Web travel tips
It’s official. Air, hotel, car and meeting costs are on the rise. How can every business best benefit from the heated market? SmartCompany.com.au has compiled the best tips to combat the rising travel costs.
Virgin Blue’s revamped website launched this week sensibly allows users to change the font size of the page, brilliant for those who struggle to read all the fine print.
Take advantage of the clever online seat selectors when you book airfares online – even Jetstar offers this service.
Tiger Airways charges $5 to choose your own seat and a $25 for extra legroom.
If you haven’t done online check-in, you’re mad – especially on international flights. Singapore Airlines in particular offers this service. By checking in online and printing out your boarding pass, you can avoid the main economy class queue, go to a designated online check-in counter with your printed boarding pass, hand over your luggage and off you go. Jetstar will offer the service at some airports from November 2007.

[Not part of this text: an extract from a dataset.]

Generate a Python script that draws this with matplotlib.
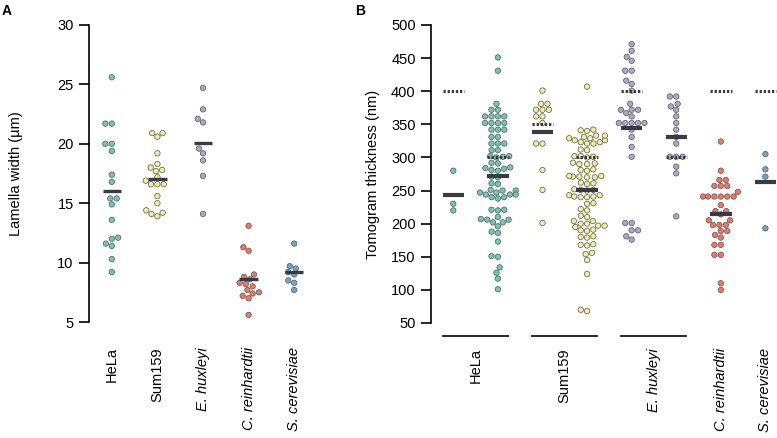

Watch out for Virgin Blue’s mobile phone check-in coming soon.
Travelling with excess baggage on Tiger Airways flights? Pay $50 for an extra 15 kilograms. Easy.
Tick the box when booking to make your flight carbon neutral, it only costs a few dollars. Better still get with the trend of making your next meeting/conference carbon neutral. Put it on your company’s permanent agenda.
Get smart about finding airfare deals
It’s hard to beat English-based search engine Skyscanner.net . It quickly shows daily best flight prices over a week or month or even a year in chart form. Once the cheapest flight is found, bookings are then made directly with the airline.
Alternatively, Webjet chief executive Richard Noon’s favourite web tool is the Webjet Deal Finder . For an executive wanting to fly to London in the next eight weeks, it can compare all the flights on all the departure dates for the whole period on one screen. “If you are flexible on the days you want to go, you can save $500,” says Noon.
Prices are colour coded, so it is easy to identify the highest and lowest prices. Users can even look at the Deal Finder results in a grid or chart form. (I love the chart form, which displays the cheapest flight for each day of the travel period, making it easy to see why smart travellers try and fly on Tuesdays to save a fortune.)
Sign up to the best web travel e-newsletters
Shock horror, these e-newsletters are far from spam. They give your business the heads-up on airfare sales and bargains such as Jetstar’s “Take a Friend for $3”. Frequency varies from weekly to fortnightly so the e-newsletters won’t jam your in-box. If you’re not on these subscriber lists, chances are the best tickets will be sold out by the time you hear about them. (Webjet, Virgin Blue and Jetstar have 800,000 on their lists already.)